## Goal
Include the line containing "woodyTransport, blending, miscStorage, other];" and all lines before it, repeated exactly from the listing below, without pictures.

## Supplied data
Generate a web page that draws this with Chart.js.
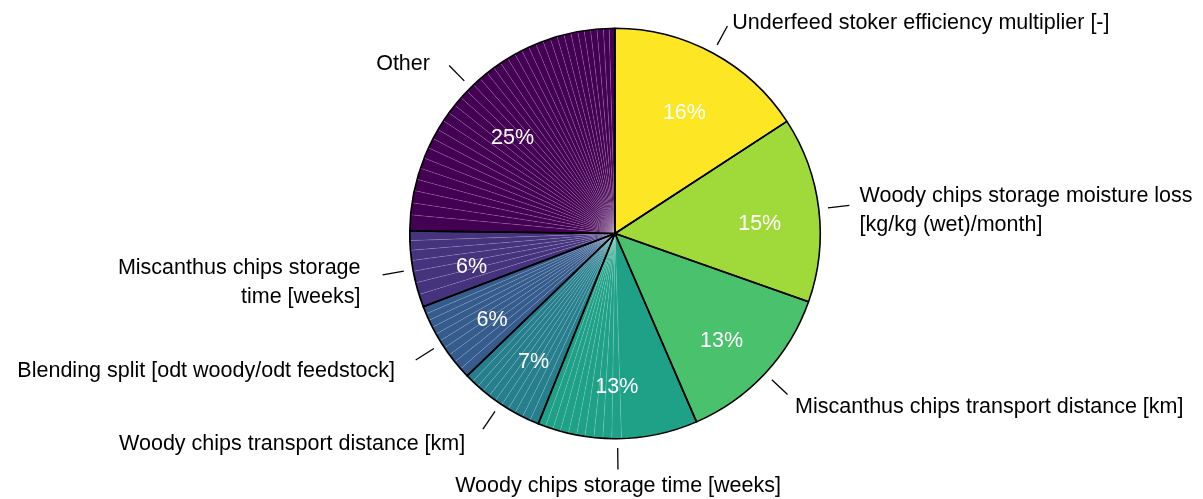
<!DOCTYPE html>
<html>
<head>
<meta charset="utf-8">
<script src="https://cdn.jsdelivr.net/npm/chart.js@4/dist/chart.umd.min.js"></script>
<style>
  body { margin: 0; background: #fff; }
  #wrap { width: 1203px; height: 499px; }
</style>
</head>
<body>
<div id="wrap"><canvas id="pie" width="1203" height="499"></canvas></div>
<script>
// group labels, clockwise from 12 o'clock
const groupLabels = [
  "Underfeed stoker efficiency multiplier [-]",
  ["Woody chips storage moisture loss", "[kg/kg (wet)/month]"],
  "Miscanthus chips transport distance [km]",
  "Woody chips storage time [weeks]",
  "Woody chips transport distance [km]",
  "Blending split [odt woody/odt feedstock]",
  ["Miscanthus chips storage", "time [weeks]"],
  "Other"
];

// sub-contributions inside each group (% of total)
const underfeed = [15.8];
const woodyMoisture = [14.6];
const miscTransport = [13.1];
const woodyStorage = [6.0, 0.75, 0.7, 0.7, 0.7, 0.65, 0.65, 0.65, 0.6, 0.6, 0.6];
const woodyTransport = [0.7, 0.65, 0.65, 0.6, 0.6, 0.6, 0.6, 0.6, 0.55, 0.55, 0.6];
const blending = [0.75, 0.7, 0.7, 0.65, 0.65, 0.6, 0.6, 0.6, 0.55, 0.6];
const miscStorage = [1.0, 0.95, 0.9, 0.85, 0.8, 0.75, 0.75];
const other = [1.25, 0.95, 0.95, 0.9, 0.9, 0.85, 0.85, 0.8, 0.8, 0.8, 0.75, 0.75, 0.75,
  0.7, 0.7, 0.7, 0.7, 0.65, 0.65, 0.65, 0.65, 0.6, 0.6, 0.6, 0.6, 0.6,
  0.55, 0.55, 0.55, 0.55, 0.5, 0.5, 0.5, 0.5, 0.45, 0.45];

const groupValues = [underfeed, woodyMoisture, miscTransport, woodyStorage,
  woodyTransport, blending, miscStorage, other];

const groupColors = ["#FDE725", "#9FDA3A", "#4AC16D", "#1FA187",
  "#277F8E", "#365C8D", "#46337E", "#440154"];

// flatten for the library
const data = [];
const colors = [];
const groupOf = [];
groupValues.forEach((g, i) => {
  g.forEach(v => { data.push(v); colors.push(groupColors[i]); groupOf.push(i); });
});

const FONT = "'Liberation Sans', Arial, Helvetica, sans-serif";

const groupPlugin = {
  id: 'groups',
  afterDatasetsDraw(chart) {
    const ctx = chart.ctx;
    const arcs = chart.getDatasetMeta(0).data;
    const cx = arcs[0].x, cy = arcs[0].y, r = arcs[0].outerRadius;

    ctx.save();
    groupValues.forEach((g, gi) => {
      const idx = [];
      groupOf.forEach((k, j) => { if (k === gi) idx.push(j); });
      const a0 = arcs[idx[0]].startAngle;
      const a1 = arcs[idx[idx.length - 1]].endAngle;
      const mid = (a0 + a1) / 2;
      const total = g.reduce((s, v) => s + v, 0);

      // black outline of the group
      ctx.beginPath();
      ctx.moveTo(cx, cy);
      ctx.arc(cx, cy, r, a0, a1);
      ctx.closePath();
      ctx.strokeStyle = '#000';
      ctx.lineWidth = 1.6;
      ctx.lineJoin = 'round';
      ctx.stroke();

      const ux = Math.cos(mid), uy = Math.sin(mid);

      // percent inside
      ctx.fillStyle = '#fff';
      ctx.font = '21.5px ' + FONT;
      ctx.textAlign = 'center';
      ctx.textBaseline = 'middle';
      ctx.fillText(Math.round(total) + '%', cx + ux * r * 0.71, cy + uy * r * 0.71 + 8);

      // tick
      ctx.beginPath();
      ctx.moveTo(cx + ux * r * 1.045, cy + uy * r * 1.045);
      ctx.lineTo(cx + ux * r * 1.15, cy + uy * r * 1.15);
      ctx.strokeStyle = '#000';
      ctx.lineWidth = 1.3;
      ctx.stroke();

      // outer label
      const lx = cx + ux * r * 1.2 - (ux < -0.15 ? 12 : 0);
      const ly = cy + uy * r * 1.2 + 6;
      const lines = Array.isArray(groupLabels[gi]) ? groupLabels[gi] : [groupLabels[gi]];
      ctx.fillStyle = '#000';
      ctx.font = '21.5px ' + FONT;
      ctx.textAlign = Math.abs(ux) < 0.15 ? 'center' : (ux > 0 ? 'left' : 'right');
      const lh = 29;
      lines.forEach((t, k) => {
        ctx.fillText(t, lx, ly + (k - (lines.length - 1) / 2) * lh);
      });
    });
    ctx.restore();
  }
};

new Chart(document.getElementById('pie'), {
  type: 'pie',
  data: {
    labels: data.map((v, i) => groupOf[i]),
    datasets: [{
      data: data,
      backgroundColor: colors,
      borderColor: 'rgba(255,255,255,0.2)',
      borderWidth: 0.5
    }]
  },
  options: {
    responsive: false,
    animation: false,
    layout: { padding: { top: 28, bottom: 60, left: 300, right: 273 } },
    plugins: {
      legend: { display: false },
      tooltip: { enabled: false }
    }
  },
  plugins: [groupPlugin]
});
</script>
</body>
</html>
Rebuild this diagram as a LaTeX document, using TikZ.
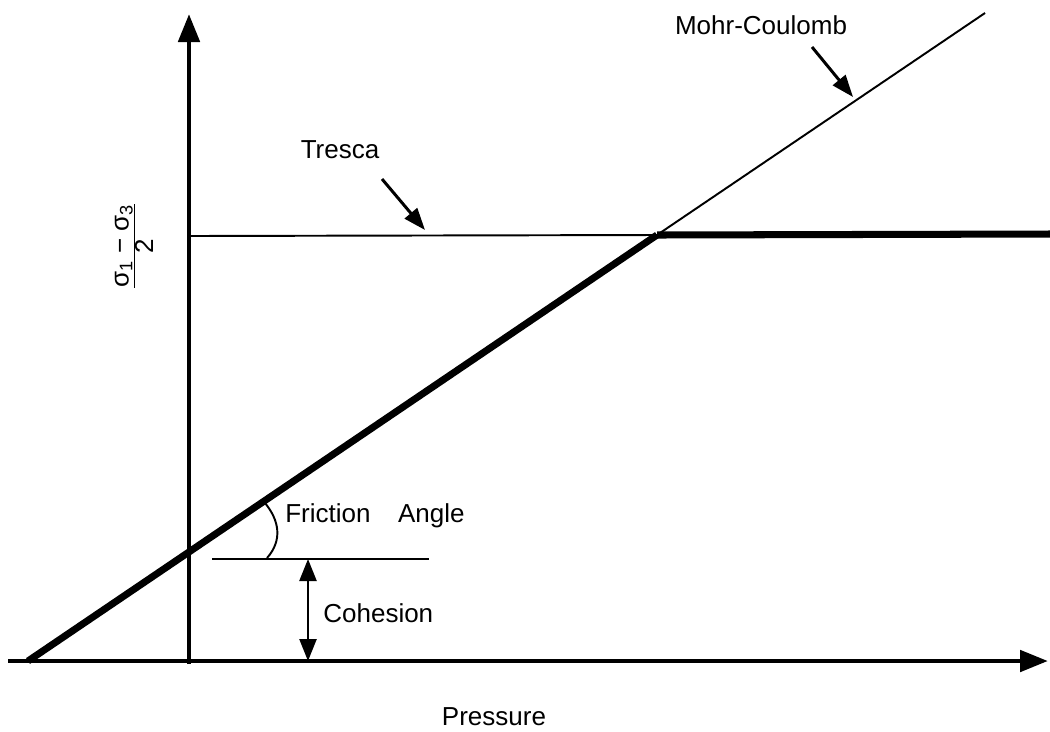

## Task result
Generate a web page that draws this with Chart.js.
<!DOCTYPE html>
<html>
<head>
<meta charset="utf-8">
<script src="https://cdn.jsdelivr.net/npm/chart.js@4/dist/chart.umd.min.js"></script>
<style>
  body { margin: 0; background: #fff; }
  #wrap { width: 1203px; height: 499px; }
</style>
</head>
<body>
<div id="wrap"><canvas id="pie" width="1203" height="499"></canvas></div>
<script>
// group labels, clockwise from 12 o'clock
const groupLabels = [
  "Underfeed stoker efficiency multiplier [-]",
  ["Woody chips storage moisture loss", "[kg/kg (wet)/month]"],
  "Miscanthus chips transport distance [km]",
  "Woody chips storage time [weeks]",
  "Woody chips transport distance [km]",
  "Blending split [odt woody/odt feedstock]",
  ["Miscanthus chips storage", "time [weeks]"],
  "Other"
];

// sub-contributions inside each group (% of total)
const underfeed = [15.8];
const woodyMoisture = [14.6];
const miscTransport = [13.1];
const woodyStorage = [6.0, 0.75, 0.7, 0.7, 0.7, 0.65, 0.65, 0.65, 0.6, 0.6, 0.6];
const woodyTransport = [0.7, 0.65, 0.65, 0.6, 0.6, 0.6, 0.6, 0.6, 0.55, 0.55, 0.6];
const blending = [0.75, 0.7, 0.7, 0.65, 0.65, 0.6, 0.6, 0.6, 0.55, 0.6];
const miscStorage = [1.0, 0.95, 0.9, 0.85, 0.8, 0.75, 0.75];
const other = [1.25, 0.95, 0.95, 0.9, 0.9, 0.85, 0.85, 0.8, 0.8, 0.8, 0.75, 0.75, 0.75,
  0.7, 0.7, 0.7, 0.7, 0.65, 0.65, 0.65, 0.65, 0.6, 0.6, 0.6, 0.6, 0.6,
  0.55, 0.55, 0.55, 0.55, 0.5, 0.5, 0.5, 0.5, 0.45, 0.45];

const groupValues = [underfeed, woodyMoisture, miscTransport, woodyStorage,
  woodyTransport, blending, miscStorage, other];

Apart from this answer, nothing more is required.